[Stored items]

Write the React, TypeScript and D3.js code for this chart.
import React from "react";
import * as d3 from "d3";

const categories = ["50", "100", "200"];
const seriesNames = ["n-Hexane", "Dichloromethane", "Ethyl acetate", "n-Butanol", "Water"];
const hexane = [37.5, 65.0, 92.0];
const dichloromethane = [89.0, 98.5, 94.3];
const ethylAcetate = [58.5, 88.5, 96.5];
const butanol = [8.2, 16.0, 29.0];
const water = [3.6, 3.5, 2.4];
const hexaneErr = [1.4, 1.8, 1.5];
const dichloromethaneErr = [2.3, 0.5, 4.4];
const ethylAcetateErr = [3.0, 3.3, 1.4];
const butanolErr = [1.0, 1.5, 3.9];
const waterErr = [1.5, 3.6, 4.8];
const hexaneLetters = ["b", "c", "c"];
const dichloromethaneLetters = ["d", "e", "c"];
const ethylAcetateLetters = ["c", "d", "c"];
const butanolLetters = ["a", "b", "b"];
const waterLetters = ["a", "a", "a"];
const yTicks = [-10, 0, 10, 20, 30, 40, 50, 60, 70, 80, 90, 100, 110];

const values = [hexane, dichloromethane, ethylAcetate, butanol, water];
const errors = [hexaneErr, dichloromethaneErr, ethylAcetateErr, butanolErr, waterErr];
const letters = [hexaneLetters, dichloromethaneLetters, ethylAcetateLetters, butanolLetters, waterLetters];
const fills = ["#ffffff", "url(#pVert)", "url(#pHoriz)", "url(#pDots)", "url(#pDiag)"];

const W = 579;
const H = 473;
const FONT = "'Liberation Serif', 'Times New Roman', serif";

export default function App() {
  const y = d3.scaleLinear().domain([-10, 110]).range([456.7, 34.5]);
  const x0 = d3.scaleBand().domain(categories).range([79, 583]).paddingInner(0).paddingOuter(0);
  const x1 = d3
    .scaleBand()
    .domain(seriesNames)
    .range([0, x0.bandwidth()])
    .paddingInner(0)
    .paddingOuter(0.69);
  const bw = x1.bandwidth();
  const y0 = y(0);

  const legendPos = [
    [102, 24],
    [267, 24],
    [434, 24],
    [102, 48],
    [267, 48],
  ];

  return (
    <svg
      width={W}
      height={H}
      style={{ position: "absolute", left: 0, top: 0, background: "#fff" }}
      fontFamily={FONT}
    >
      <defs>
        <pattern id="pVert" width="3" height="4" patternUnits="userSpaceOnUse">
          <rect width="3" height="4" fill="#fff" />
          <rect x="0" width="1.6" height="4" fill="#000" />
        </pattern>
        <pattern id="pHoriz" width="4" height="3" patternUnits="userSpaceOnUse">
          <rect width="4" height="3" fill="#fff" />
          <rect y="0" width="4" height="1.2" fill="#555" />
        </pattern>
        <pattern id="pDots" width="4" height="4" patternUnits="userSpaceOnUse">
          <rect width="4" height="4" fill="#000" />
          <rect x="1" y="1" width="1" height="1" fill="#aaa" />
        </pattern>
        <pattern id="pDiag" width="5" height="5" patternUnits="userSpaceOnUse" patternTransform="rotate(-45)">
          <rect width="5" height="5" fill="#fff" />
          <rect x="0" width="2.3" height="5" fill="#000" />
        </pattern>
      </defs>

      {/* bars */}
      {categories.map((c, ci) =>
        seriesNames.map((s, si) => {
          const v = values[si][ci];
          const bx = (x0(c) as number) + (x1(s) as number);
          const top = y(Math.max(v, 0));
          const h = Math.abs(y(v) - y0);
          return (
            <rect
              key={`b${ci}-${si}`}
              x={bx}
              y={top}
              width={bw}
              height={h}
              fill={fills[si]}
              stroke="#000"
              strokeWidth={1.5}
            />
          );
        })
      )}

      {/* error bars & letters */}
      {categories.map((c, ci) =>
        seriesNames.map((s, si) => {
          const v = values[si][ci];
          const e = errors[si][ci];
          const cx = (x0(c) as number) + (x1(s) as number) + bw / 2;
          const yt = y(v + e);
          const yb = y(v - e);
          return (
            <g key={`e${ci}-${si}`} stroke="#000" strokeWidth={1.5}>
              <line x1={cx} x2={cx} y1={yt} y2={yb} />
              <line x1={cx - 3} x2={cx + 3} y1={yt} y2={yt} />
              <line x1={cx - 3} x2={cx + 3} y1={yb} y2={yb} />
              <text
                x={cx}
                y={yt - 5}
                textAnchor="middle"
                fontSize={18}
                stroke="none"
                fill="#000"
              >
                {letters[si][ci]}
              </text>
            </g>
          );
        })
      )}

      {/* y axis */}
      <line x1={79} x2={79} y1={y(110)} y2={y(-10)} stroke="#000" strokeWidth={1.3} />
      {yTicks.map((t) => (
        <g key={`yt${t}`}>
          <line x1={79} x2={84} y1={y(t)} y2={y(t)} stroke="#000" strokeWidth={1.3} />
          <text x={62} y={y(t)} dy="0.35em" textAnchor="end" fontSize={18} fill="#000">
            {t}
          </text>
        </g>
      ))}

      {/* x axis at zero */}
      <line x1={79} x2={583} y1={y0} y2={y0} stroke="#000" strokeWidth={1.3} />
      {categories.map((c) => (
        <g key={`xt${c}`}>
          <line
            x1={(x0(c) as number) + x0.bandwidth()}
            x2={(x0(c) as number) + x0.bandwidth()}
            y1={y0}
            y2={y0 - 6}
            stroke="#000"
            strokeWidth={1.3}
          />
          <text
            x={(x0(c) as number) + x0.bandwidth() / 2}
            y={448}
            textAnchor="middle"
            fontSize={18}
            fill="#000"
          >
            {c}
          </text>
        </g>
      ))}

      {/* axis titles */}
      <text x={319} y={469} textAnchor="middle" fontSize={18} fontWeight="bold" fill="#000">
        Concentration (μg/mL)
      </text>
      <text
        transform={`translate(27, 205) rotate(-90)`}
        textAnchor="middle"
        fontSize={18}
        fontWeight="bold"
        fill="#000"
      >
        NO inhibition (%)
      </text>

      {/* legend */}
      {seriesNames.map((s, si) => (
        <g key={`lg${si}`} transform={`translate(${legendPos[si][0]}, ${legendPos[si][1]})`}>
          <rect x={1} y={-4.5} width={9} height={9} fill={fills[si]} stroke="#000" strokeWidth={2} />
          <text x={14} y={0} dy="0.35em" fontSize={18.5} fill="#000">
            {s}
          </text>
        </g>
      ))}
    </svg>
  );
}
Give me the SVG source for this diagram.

---

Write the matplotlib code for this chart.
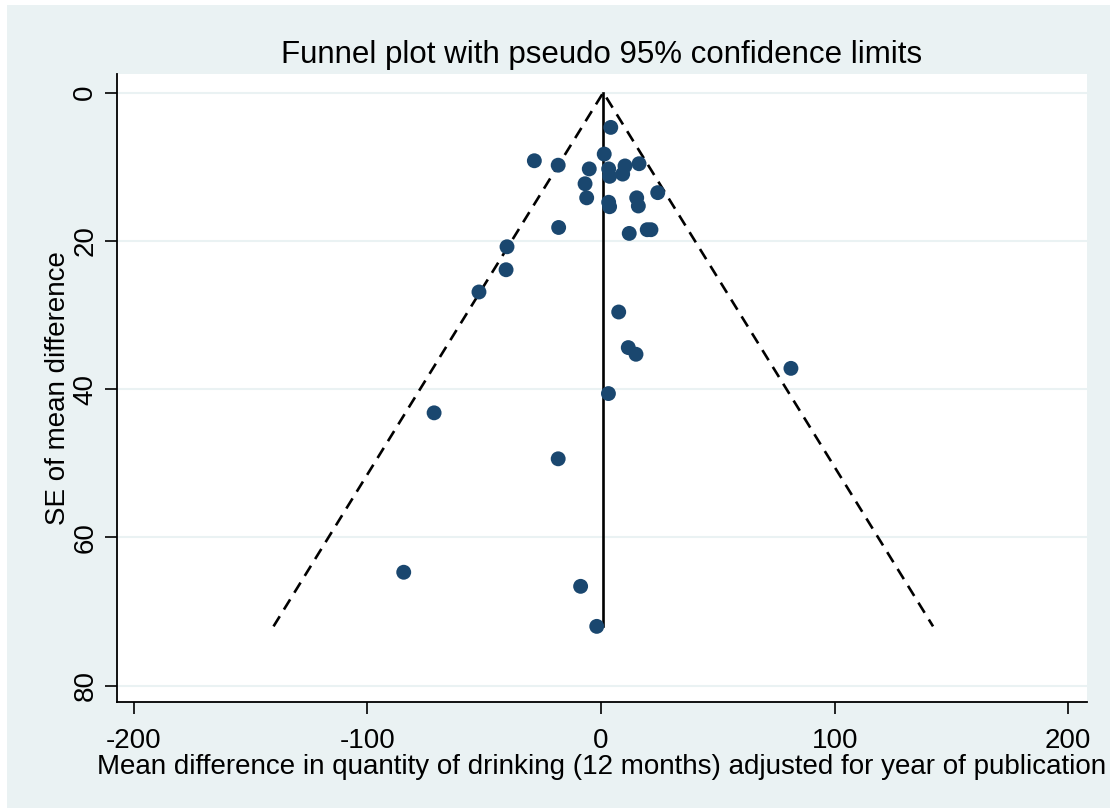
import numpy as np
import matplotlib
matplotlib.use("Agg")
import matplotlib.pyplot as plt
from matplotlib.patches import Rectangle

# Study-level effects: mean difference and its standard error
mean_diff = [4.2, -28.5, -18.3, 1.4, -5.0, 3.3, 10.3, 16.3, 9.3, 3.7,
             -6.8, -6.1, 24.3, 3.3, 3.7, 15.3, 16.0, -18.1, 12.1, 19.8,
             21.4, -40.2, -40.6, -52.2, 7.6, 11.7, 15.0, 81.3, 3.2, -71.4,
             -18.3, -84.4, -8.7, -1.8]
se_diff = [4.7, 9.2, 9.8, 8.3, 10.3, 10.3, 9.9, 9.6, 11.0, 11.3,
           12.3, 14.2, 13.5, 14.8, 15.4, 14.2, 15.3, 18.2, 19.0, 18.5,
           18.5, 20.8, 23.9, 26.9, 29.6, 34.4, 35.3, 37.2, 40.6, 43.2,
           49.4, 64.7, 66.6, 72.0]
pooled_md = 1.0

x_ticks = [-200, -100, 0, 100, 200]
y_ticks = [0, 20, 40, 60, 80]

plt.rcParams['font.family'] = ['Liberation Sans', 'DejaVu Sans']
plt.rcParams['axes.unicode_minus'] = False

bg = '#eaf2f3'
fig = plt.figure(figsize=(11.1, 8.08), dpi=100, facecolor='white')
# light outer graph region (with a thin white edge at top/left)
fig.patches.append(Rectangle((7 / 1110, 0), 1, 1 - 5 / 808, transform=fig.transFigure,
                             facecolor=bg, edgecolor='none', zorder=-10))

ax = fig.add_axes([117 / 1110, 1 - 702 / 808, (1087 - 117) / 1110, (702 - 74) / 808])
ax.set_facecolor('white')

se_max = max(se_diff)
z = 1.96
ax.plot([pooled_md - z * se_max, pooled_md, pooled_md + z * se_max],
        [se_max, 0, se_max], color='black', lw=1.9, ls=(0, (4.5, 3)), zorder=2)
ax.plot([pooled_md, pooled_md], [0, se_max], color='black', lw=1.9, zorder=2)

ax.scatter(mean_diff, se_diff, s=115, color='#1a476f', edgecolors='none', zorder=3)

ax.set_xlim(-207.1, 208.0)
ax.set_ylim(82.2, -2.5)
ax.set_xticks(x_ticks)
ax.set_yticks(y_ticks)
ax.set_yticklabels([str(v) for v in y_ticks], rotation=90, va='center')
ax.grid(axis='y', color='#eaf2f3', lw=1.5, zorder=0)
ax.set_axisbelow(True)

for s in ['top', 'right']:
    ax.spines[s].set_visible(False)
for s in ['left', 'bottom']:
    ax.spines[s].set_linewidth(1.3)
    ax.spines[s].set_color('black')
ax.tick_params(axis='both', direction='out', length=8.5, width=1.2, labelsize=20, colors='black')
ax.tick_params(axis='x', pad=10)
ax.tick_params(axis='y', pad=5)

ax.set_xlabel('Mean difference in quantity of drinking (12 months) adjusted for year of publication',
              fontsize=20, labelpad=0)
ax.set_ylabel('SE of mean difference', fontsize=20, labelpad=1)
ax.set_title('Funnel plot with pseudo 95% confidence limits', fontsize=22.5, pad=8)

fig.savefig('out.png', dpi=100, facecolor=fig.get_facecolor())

SET PROBLEM: Lines from the one with "Write the matplotlib code for this chart." through the one with "facecolor=bg, edgecolor='none', zorder=-10))" are the only ones to quote. Quote them exactly and leave out pictures.

ANSWER TO THE EXERCISE:
Write the matplotlib code for this chart.
import numpy as np
import matplotlib
matplotlib.use("Agg")
import matplotlib.pyplot as plt
from matplotlib.patches import Rectangle

# Study-level effects: mean difference and its standard error
mean_diff = [4.2, -28.5, -18.3, 1.4, -5.0, 3.3, 10.3, 16.3, 9.3, 3.7,
             -6.8, -6.1, 24.3, 3.3, 3.7, 15.3, 16.0, -18.1, 12.1, 19.8,
             21.4, -40.2, -40.6, -52.2, 7.6, 11.7, 15.0, 81.3, 3.2, -71.4,
             -18.3, -84.4, -8.7, -1.8]
se_diff = [4.7, 9.2, 9.8, 8.3, 10.3, 10.3, 9.9, 9.6, 11.0, 11.3,
           12.3, 14.2, 13.5, 14.8, 15.4, 14.2, 15.3, 18.2, 19.0, 18.5,
           18.5, 20.8, 23.9, 26.9, 29.6, 34.4, 35.3, 37.2, 40.6, 43.2,
           49.4, 64.7, 66.6, 72.0]
pooled_md = 1.0

x_ticks = [-200, -100, 0, 100, 200]
y_ticks = [0, 20, 40, 60, 80]

plt.rcParams['font.family'] = ['Liberation Sans', 'DejaVu Sans']
plt.rcParams['axes.unicode_minus'] = False

bg = '#eaf2f3'
fig = plt.figure(figsize=(11.1, 8.08), dpi=100, facecolor='white')
# light outer graph region (with a thin white edge at top/left)
fig.patches.append(Rectangle((7 / 1110, 0), 1, 1 - 5 / 808, transform=fig.transFigure,
                             facecolor=bg, edgecolor='none', zorder=-10))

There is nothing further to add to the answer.